Federal authorities have arrested a 23-year-old Mexican immigrant who was brought to the United States illegally as a child and who might be the first participant in an Obama-era program for such immigrants to be detained since President Trump took office, reported the Reuters news agency.
In a tweet on Tuesday evening, the National Immigration Law Center called the news “unacceptable and horrifying.”
The immigrant, Daniel Ramirez Medina, has a 3-year-old child and no criminal record. He was detained last week in Washington State at the home of his father, whom U.S. Immigration and Customs Enforcement officers had come to arrest, although it’s not clear why.
Citing a court filing in the case, Reuters reported that Mr. Ramirez had been allowed to live and work in the United States under the Obama administration’s Deferred Action for Childhood Arrivals policy, or DACA, which temporarily put off deportation proceedings against participants in the program.

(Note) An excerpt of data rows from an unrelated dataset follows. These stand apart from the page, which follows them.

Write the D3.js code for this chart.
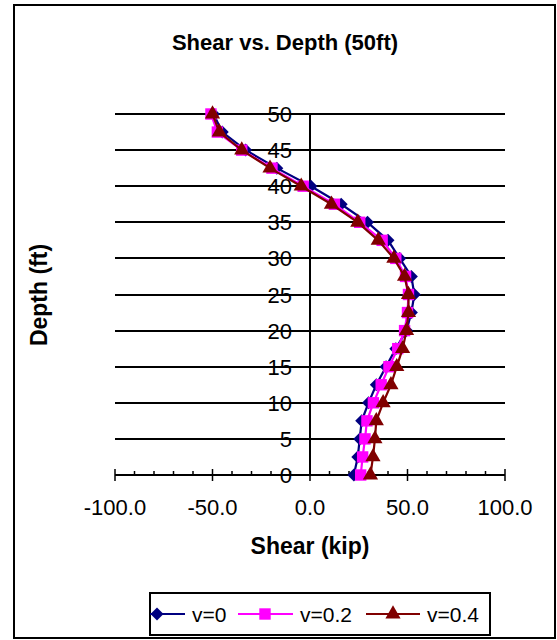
<!DOCTYPE html>
<html>
<head>
<meta charset="utf-8">
<script src="https://cdn.jsdelivr.net/npm/d3@7"></script>
<style>
  body { margin: 0; background: #fff; }
  svg text { font-family: "Liberation Sans", Arial, sans-serif; }
</style>
</head>
<body>
<div class="chart"></div>
<script>
const depths = [50, 47.5, 45, 42.5, 40, 37.5, 35, 32.5, 30, 27.5, 25, 22.5, 20, 17.5, 15, 12.5, 10, 7.5, 5, 2.5, 0];
const shearV0  = [-49.5, -45, -33, -17, 0.5, 16, 29.5, 40, 46, 52, 53.5, 52, 49.5, 44, 39, 34, 30, 26.5, 25.5, 24.5, 22.5];
const shearV02 = [-50.8, -47.5, -35, -19.5, -3.5, 12.5, 25.5, 37, 44, 49, 50.5, 50, 48.5, 45, 40.5, 36.5, 32.5, 29.2, 28.2, 27, 26];
const shearV04 = [-50, -46.5, -35, -20.5, -4.5, 11, 24.5, 35, 43, 48.5, 50.5, 50.5, 49.5, 47.5, 44.5, 41.5, 37.5, 34, 33.3, 32.3, 31];
const seriesNames = ["v=0", "v=0.2", "v=0.4"];
const xTicks = [-100, -50, 0, 50, 100];
const yTicks = [0, 5, 10, 15, 20, 25, 30, 35, 40, 45, 50];

const W = 557, H = 640;
const svg = d3.select(".chart").append("svg")
    .attr("width", W).attr("height", H);

// outer frame
svg.append("rect")
    .attr("x", 14).attr("y", 5)
    .attr("width", 541).attr("height", 633)
    .attr("fill", "#fff").attr("stroke", "#000").attr("stroke-width", 2);

const x = d3.scaleLinear().domain([-100, 100]).range([115, 505]);
const y = d3.scaleLinear().domain([0, 50]).range([475, 114]);

// gridlines
svg.append("g").selectAll("line")
    .data(yTicks.filter(d => d > 0))
    .join("line")
    .attr("x1", x(-100)).attr("x2", x(100))
    .attr("y1", d => Math.round(y(d))).attr("y2", d => Math.round(y(d)))
    .attr("stroke", "#000").attr("stroke-width", 2);

// x axis (at depth 0)
const xAxis = svg.append("g").attr("transform", `translate(0,${Math.round(y(0))})`);
xAxis.append("line")
    .attr("x1", x(-100)).attr("x2", x(100))
    .attr("stroke", "#000").attr("stroke-width", 2);
xAxis.selectAll(".tk")
    .data(d3.range(-100, 101, 10))
    .join("line")
    .attr("x1", d => x(d)).attr("x2", d => x(d))
    .attr("y1", d => d % 50 === 0 ? -6 : -4).attr("y2", d => d % 50 === 0 ? 6 : 0)
    .attr("stroke", "#000").attr("stroke-width", 1.5);
xAxis.selectAll("text")
    .data(xTicks)
    .join("text")
    .attr("x", d => x(d)).attr("y", 40)
    .attr("text-anchor", "middle")
    .attr("font-size", 22)
    .text(d => d.toFixed(1));

// y axis (at shear 0)
const yAxis = svg.append("g").attr("transform", `translate(${Math.round(x(0))},0)`);
yAxis.append("line")
    .attr("y1", y(0)).attr("y2", y(50))
    .attr("stroke", "#000").attr("stroke-width", 2);
yAxis.selectAll(".tk")
    .data(yTicks)
    .join("line")
    .attr("x1", -6).attr("x2", 6)
    .attr("y1", d => Math.round(y(d))).attr("y2", d => Math.round(y(d)))
    .attr("stroke", "#000").attr("stroke-width", 1.5);
yAxis.selectAll("text")
    .data(yTicks)
    .join("text")
    .attr("x", -18).attr("y", d => y(d) + 8)
    .attr("text-anchor", "end")
    .attr("font-size", 22)
    .text(d => d);

// series
const colors = ["#000080", "#ff00ff", "#800000"];
const symbols = [d3.symbolSquare, d3.symbolSquare, d3.symbolTriangle];
const sizes = [84, 130, 100];
const rotations = [45, 0, 0];
const allSeries = [shearV0, shearV02, shearV04];
const line = d3.line().x(d => x(d[0])).y(d => y(d[1]));

allSeries.forEach((vals, i) => {
    const pts = vals.map((v, j) => [v, depths[j]]);
    const g = svg.append("g");
    g.append("path")
        .attr("d", line(pts))
        .attr("fill", "none")
        .attr("stroke", colors[i]).attr("stroke-width", 2.2);
    g.selectAll("path.m")
        .data(pts)
        .join("path")
        .attr("class", "m")
        .attr("transform", d => `translate(${x(d[0])},${y(d[1])}) rotate(${rotations[i]})`)
        .attr("d", d3.symbol(symbols[i], sizes[i]))
        .attr("fill", colors[i]);
});

// title and axis labels
svg.append("text")
    .attr("x", 285).attr("y", 50)
    .attr("text-anchor", "middle")
    .attr("font-size", 22).attr("font-weight", "bold")
    .text("Shear vs. Depth (50ft)");
svg.append("text")
    .attr("x", 310).attr("y", 554)
    .attr("text-anchor", "middle")
    .attr("font-size", 23).attr("font-weight", "bold")
    .text("Shear (kip)");
svg.append("text")
    .attr("transform", `translate(47,295) rotate(-90)`)
    .attr("text-anchor", "middle")
    .attr("font-size", 23).attr("font-weight", "bold")
    .text("Depth (ft)");

// legend
const lg = svg.append("g");
lg.append("rect")
    .attr("x", 150).attr("y", 593)
    .attr("width", 340).attr("height", 42)
    .attr("fill", "#fff").attr("stroke", "#000").attr("stroke-width", 2);
const legX = [150, 238, 366];
const legLen = [35, 55, 54];
const legMark = [157, 265, 393];
seriesNames.forEach((name, i) => {
    const lx = legX[i], ly = 614;
    lg.append("line")
        .attr("x1", lx).attr("x2", lx + legLen[i])
        .attr("y1", ly).attr("y2", ly)
        .attr("stroke", colors[i]).attr("stroke-width", 2.2);
    lg.append("path")
        .attr("transform", `translate(${legMark[i]},${ly}) rotate(${rotations[i]})`)
        .attr("d", d3.symbol(symbols[i], sizes[i]))
        .attr("fill", colors[i]);
    lg.append("text")
        .attr("x", lx + legLen[i] + 7).attr("y", 622)
        .attr("font-size", 21)
        .text(name);
});
</script>
</body>
</html>
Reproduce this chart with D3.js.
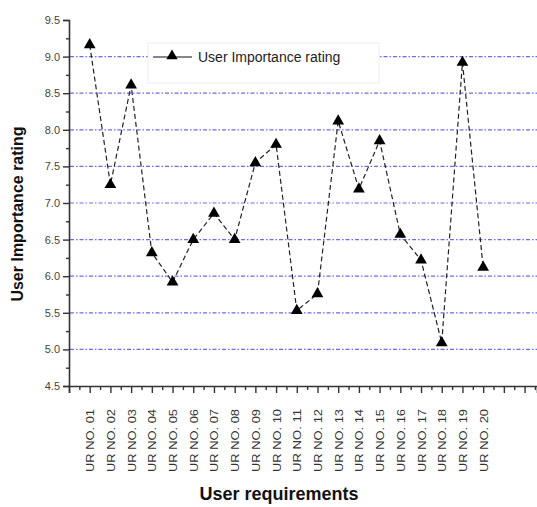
<!DOCTYPE html>
<html>
<head>
<meta charset="utf-8">
<script src="https://cdn.jsdelivr.net/npm/d3@7"></script>
<style>
  body { margin: 0; background: #fff; }
  svg { display: block; font-family: "Liberation Sans", Arial, sans-serif; }
</style>
</head>
<body>
<div id="wrapper"></div>
<script>
// categories and values
const requirements = ["UR NO. 01", "UR NO. 02", "UR NO. 03", "UR NO. 04", "UR NO. 05",
    "UR NO. 06", "UR NO. 07", "UR NO. 08", "UR NO. 09", "UR NO. 10",
    "UR NO. 11", "UR NO. 12", "UR NO. 13", "UR NO. 14", "UR NO. 15",
    "UR NO. 16", "UR NO. 17", "UR NO. 18", "UR NO. 19", "UR NO. 20"];
const ratings = [9.16, 7.25, 8.61, 6.32, 5.92, 6.5, 6.86, 6.5, 7.55, 7.8,
    5.53, 5.76, 8.12, 7.19, 7.85, 6.57, 6.22, 5.09, 8.92, 6.12];
const yTicks = [4.5, 5.0, 5.5, 6.0, 6.5, 7.0, 7.5, 8.0, 8.5, 9.0, 9.5];
const gridValues = [5.0, 5.5, 6.0, 6.5, 7.0, 7.5, 8.0, 8.5, 9.0];
const seriesName = "User Importance rating";

function buildPlot() {
    const dimension = {
        width: 537,
        height: 507,
        margin: { top: 20, left: 69, bottom: 121, right: 0 }
    };
    dimension.boundedHeight = dimension.height - dimension.margin.top - dimension.margin.bottom;

    const svg = d3.select("#wrapper").append("svg")
        .attr("width", dimension.width)
        .attr("height", dimension.height);

    const yScaler = d3.scaleLinear()
        .domain([4.5, 9.5])
        .range([dimension.margin.top + dimension.boundedHeight, dimension.margin.top]);

    const xScaler = d3.scaleLinear()
        .domain([0, 22.6])
        .range([dimension.margin.left, dimension.width]);

    const y0 = yScaler(4.5);

    // grid lines
    svg.append("g")
        .selectAll("line")
        .data(gridValues)
        .join("line")
        .attr("x1", dimension.margin.left + 1)
        .attr("x2", dimension.width)
        .attr("y1", d => yScaler(d))
        .attr("y2", d => yScaler(d))
        .attr("stroke", "#6a6af2")
        .attr("stroke-width", 1.2)
        .attr("stroke-dasharray", "4,2,1.5,2");

    // y axis
    const yAxis = d3.axisLeft(yScaler)
        .tickValues(yTicks)
        .tickFormat(d3.format(".1f"))
        .tickSize(6)
        .tickPadding(3);
    const gy = svg.append("g")
        .attr("transform", `translate(${dimension.margin.left},0)`)
        .call(yAxis);
    gy.select(".domain").attr("stroke", "#333").attr("stroke-width", 1.6);
    gy.selectAll(".tick line").attr("stroke", "#333").attr("stroke-width", 1.4);
    gy.selectAll(".tick text").attr("font-size", 11).attr("fill", "#444");

    const yMinor = d3.axisLeft(yScaler)
        .tickValues(d3.range(4.75, 9.5, 0.5))
        .tickSize(3)
        .tickFormat("");
    svg.append("g")
        .attr("transform", `translate(${dimension.margin.left},0)`)
        .call(yMinor)
        .call(g => g.select(".domain").remove())
        .selectAll(".tick line").attr("stroke", "#333").attr("stroke-width", 1.4);

    // x axis
    const xAxis = d3.axisBottom(xScaler)
        .tickValues(d3.range(0, 23))
        .tickSize(7)
        .tickFormat(d => (d >= 1 && d <= requirements.length) ? requirements[d - 1] : "");
    const gx = svg.append("g")
        .attr("transform", `translate(0,${y0})`)
        .call(xAxis);
    gx.select(".domain").attr("stroke", "#333").attr("stroke-width", 1.6);
    gx.selectAll(".tick line").attr("stroke", "#333").attr("stroke-width", 1.4);
    gx.selectAll(".tick text")
        .attr("font-size", 11.5)
        .attr("fill", "#333")
        .attr("text-anchor", "end")
        .attr("dy", "0.35em")
        .attr("transform", "translate(0,23) rotate(-90)")
        .attr("y", 0)
        .attr("x", 0)
        .attr("textLength", 63)
        .attr("lengthAdjust", "spacingAndGlyphs");

    const xMinor = d3.axisBottom(xScaler)
        .tickValues(d3.range(0.5, 22.6, 1))
        .tickSize(4)
        .tickFormat("");
    svg.append("g")
        .attr("transform", `translate(0,${y0})`)
        .call(xMinor)
        .call(g => g.select(".domain").remove())
        .selectAll(".tick line").attr("stroke", "#333").attr("stroke-width", 1.4);

    // legend
    const legend = svg.append("g");
    legend.append("rect")
        .attr("x", 148).attr("y", 43)
        .attr("width", 231).attr("height", 40)
        .attr("fill", "#fff")
        .attr("stroke", "#ededed");
    legend.append("line")
        .attr("x1", 153).attr("x2", 192)
        .attr("y1", 57).attr("y2", 57)
        .attr("stroke", "#111").attr("stroke-width", 1.2);
    legend.append("path")
        .attr("d", d3.symbol(d3.symbolTriangle, 55)())
        .attr("transform", "translate(172,56)")
        .attr("fill", "#000");
    legend.append("text")
        .attr("x", 198).attr("y", 62)
        .attr("font-size", 14)
        .attr("fill", "#222")
        .text(seriesName);

    // data line
    const lineGenerator = d3.line()
        .x((d, i) => xScaler(i + 1))
        .y(d => yScaler(d));

    svg.append("path")
        .attr("d", lineGenerator(ratings))
        .attr("fill", "none")
        .attr("stroke", "#222")
        .attr("stroke-width", 1.2)
        .attr("stroke-dasharray", "5,3");

    svg.append("g")
        .selectAll("path")
        .data(ratings)
        .join("path")
        .attr("d", d3.symbol(d3.symbolTriangle, 60)())
        .attr("transform", (d, i) => `translate(${xScaler(i + 1)},${yScaler(d)})`)
        .attr("fill", "#000");

    // axis titles
    svg.append("text")
        .attr("transform", `translate(17,214) rotate(-90)`)
        .attr("dy", "0.35em")
        .attr("text-anchor", "middle")
        .attr("font-size", 16)
        .attr("font-weight", "bold")
        .attr("fill", "#111")
        .text("User Importance rating");

    svg.append("text")
        .attr("x", 279)
        .attr("y", 500)
        .attr("text-anchor", "middle")
        .attr("font-size", 18)
        .attr("font-weight", "bold")
        .attr("fill", "#111")
        .text("User requirements");
}

buildPlot();
</script>
</body>
</html>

DACA participants, often called “Dreamers,” now number some 750,000 people, many of them college students.
Because President Trump won election in part on the basis of his strong stand against undocumented immigrants, many DACA participants have feared that they would eventually end up the targets of a government crackdown. Mr. Trump’s executive order last month blocking visitors from seven majority-Muslim countries and all refugees only stoked those fears. The order is currently on hold while it faces several lawsuits.
Mr. Ramirez’s lawyers this week challenged his arrest in a petition filed in federal court, saying that the DACA program protected him. One of the lawyers said, “We are hoping this detention was a mistake.”

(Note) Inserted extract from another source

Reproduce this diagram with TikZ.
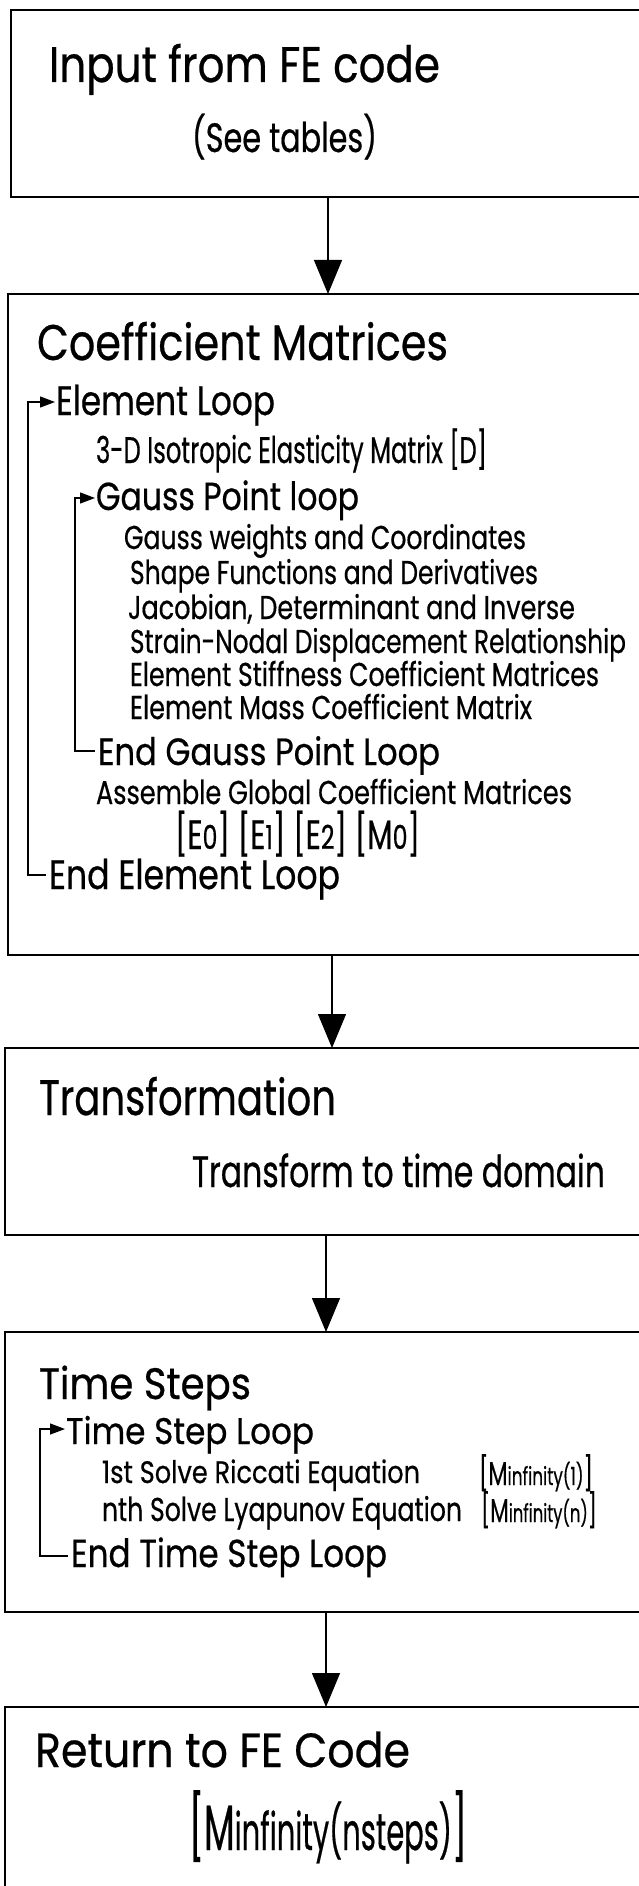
\documentclass[tikz,border=0pt]{standalone}
\usepackage{fontspec}
\setmainfont{Poppins}[FakeBold=0.6]
\usepackage{graphicx}
\usetikzlibrary{arrows.meta}

% font size helper and a horizontal fit that keeps the height
\newcommand\fsz[1]{\fontsize{#1}{#1}\selectfont}
\newcommand\fitw[2]{\resizebox{#1}{\height}{#2}}

\begin{document}
\begin{tikzpicture}[x=1pt,y=-1pt,
  boxst/.style={draw, line width=2pt, anchor=north west, inner sep=0pt, outer sep=0pt},
  txt/.style={anchor=base west, inner sep=0pt, outer sep=0pt},
  flow/.style={line width=1.3pt, -{Triangle[length=34pt,width=28pt]}},
  looparr/.style={line width=1.3pt, -{Triangle[length=15pt,width=11pt]}}]

\useasboundingbox (0,0) rectangle (639,1886);
\fill[white] (0,0) rectangle (639,1886);
\clip (0,0) rectangle (639,1886);

% process boxes (they run on past the right edge)
\node[boxst, minimum width=700pt, minimum height=187pt] (b1) at (11,10) {};
\node[boxst, minimum width=700pt, minimum height=661pt] (b2) at (8,294) {};
\node[boxst, minimum width=700pt, minimum height=187pt] (b3) at (5,1048) {};
\node[boxst, minimum width=700pt, minimum height=280pt] (b4) at (5,1332) {};
\node[boxst, minimum width=700pt, minimum height=300pt] (b5) at (5,1707) {};

% box 1
\node[txt] (t1) at (49,82) {\fsz{50pt}\fitw{391pt}{Input from FE code}};
\node[txt] (t2) at (192,152) {\fsz{41pt}\fitw{185pt}{(See tables)}};

% box 2
\node[txt] (t3) at (37,360) {\fsz{50pt}\fitw{411pt}{Coefficient Matrices}};
\node[txt] (t4) at (56,415) {\fsz{41pt}\fitw{219pt}{Element Loop}};
\node[txt] (t5) at (96,463) {\fsz{37pt}\fitw{391pt}{3-D Isotropic Elasticity Matrix [D]}};
\node[txt] (t6) at (96,510) {\fsz{39pt}\fitw{263pt}{Gauss Point loop}};
\node[txt] (t7) at (124,549) {\fsz{33pt}\fitw{402pt}{Gauss weights and Coordinates}};
\node[txt] (t8) at (130,584) {\fsz{33pt}\fitw{408pt}{Shape Functions and Derivatives}};
\node[txt] (t9) at (128,619) {\fsz{33pt}\fitw{447pt}{Jacobian, Determinant and Inverse}};
\node[txt] (t10) at (130,653) {\fsz{33pt}\fitw{496pt}{Strain-Nodal Displacement Relationship}};
\node[txt] (t11) at (130,686) {\fsz{33pt}\fitw{469pt}{Element Stiffness Coefficient Matrices}};
\node[txt] (t12) at (130,719) {\fsz{33pt}\fitw{402pt}{Element Mass Coefficient Matrix}};
\node[txt] (t13) at (98,765) {\fsz{38pt}\fitw{342pt}{End Gauss Point Loop}};
\node[txt] (t14) at (96,804) {\fsz{33pt}\fitw{476pt}{Assemble Global Coefficient Matrices}};
\node[txt] (t15) at (175,849) {\fsz{41pt}\fitw{245pt}{[E{\fsz{33pt}0}] [E{\fsz{33pt}1}] [E{\fsz{33pt}2}] [M{\fsz{33pt}0}]}};
\node[txt] (t16) at (49,889) {\fsz{41pt}\fitw{291pt}{End Element Loop}};

% box 3
\node[txt] (t17) at (39,1115) {\fsz{50pt}\fitw{297pt}{Transformation}};
\node[txt] (t18) at (192,1187) {\fsz{44pt}\fitw{413pt}{Transform to time domain}};

% box 4
\node[txt] (t19) at (39,1399) {\fsz{44pt}\fitw{212pt}{Time Steps}};
\node[txt] (t20) at (66,1444) {\fsz{37pt}\fitw{248pt}{Time Step Loop}};
\node[txt] (t21) at (102,1483) {\fsz{31pt}\fitw{318pt}{1st Solve Riccati Equation}};
\node[txt] (t22) at (479,1485) {\fsz{33pt}\fitw{114pt}{[M{\fsz{25pt}infinity(1)}]}};
\node[txt] (t23) at (102,1521) {\fsz{33pt}\fitw{360pt}{nth Solve Lyapunov Equation}};
\node[txt] (t24) at (481,1522) {\fsz{33pt}\fitw{116pt}{[M{\fsz{25pt}infinity(n)}]}};
\node[txt] (t25) at (71,1567) {\fsz{39pt}\fitw{316pt}{End Time Step Loop}};

% box 5
\node[txt] (t26) at (35,1767) {\fsz{48pt}\fitw{375pt}{Return to FE Code}};
\node[txt] (t27) at (189,1850) {\fsz{64pt}\fitw{278pt}{[M{\fsz{52pt}infinity(nsteps)}]}};

% connectors between boxes
\coordinate (a1) at (328,0);
\coordinate (a2) at (332,0);
\coordinate (a3) at (326,0);
\coordinate (a4) at (326,0);
\draw[flow] (b1.south -| a1) -- (b2.north -| a1);
\draw[flow] (b2.south -| a2) -- (b3.north -| a2);
\draw[flow] (b3.south -| a3) -- (b4.north -| a3);
\draw[flow] (b4.south -| a4) -- (b5.north -| a4);

% element loop
\coordinate (ex) at (28,0);
\coordinate (elTop) at ([xshift=-1pt,yshift=13pt]t4.base west);
\coordinate (elBot) at ([xshift=-3pt,yshift=14pt]t16.base west);
\draw[looparr] (elBot) -| (ex |- elTop) -- (elTop);

% gauss point loop
\coordinate (gx) at (75,0);
\coordinate (gpTop) at ([xshift=-1pt,yshift=12pt]t6.base west);
\coordinate (gpBot) at ([xshift=-3pt,yshift=14pt]t13.base west);
\draw[looparr] (gpBot) -| (gx |- gpTop) -- (gpTop);

% time step loop
\coordinate (tx) at (40,0);
\coordinate (tsTop) at ([xshift=-1pt,yshift=15pt]t20.base west);
\coordinate (tsBot) at ([xshift=-3pt,yshift=11pt]t25.base west);
\draw[looparr] (tsBot) -| (tx |- tsTop) -- (tsTop);

\end{tikzpicture}
\end{document}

Late Tuesday a judge at the U.S. District Court in Seattle ordered the federal government to respond to Mr. Ramirez’s petition, The Seattle Times reported. The judge, James P. Donohue, specifically asked the government to explain why Mr. Ramirez was being detained “given that he has been granted deferred action under the Deferred Action for Childhood Arrivals program.” Judge Donohue also asked whether the government planned to deport Mr. Ramirez. A hearing is scheduled for Friday.
Immigration and Customs Enforcement officials declined to comment about the case to Reuters, and the Justice Department is still studying the case, a spokeswoman said.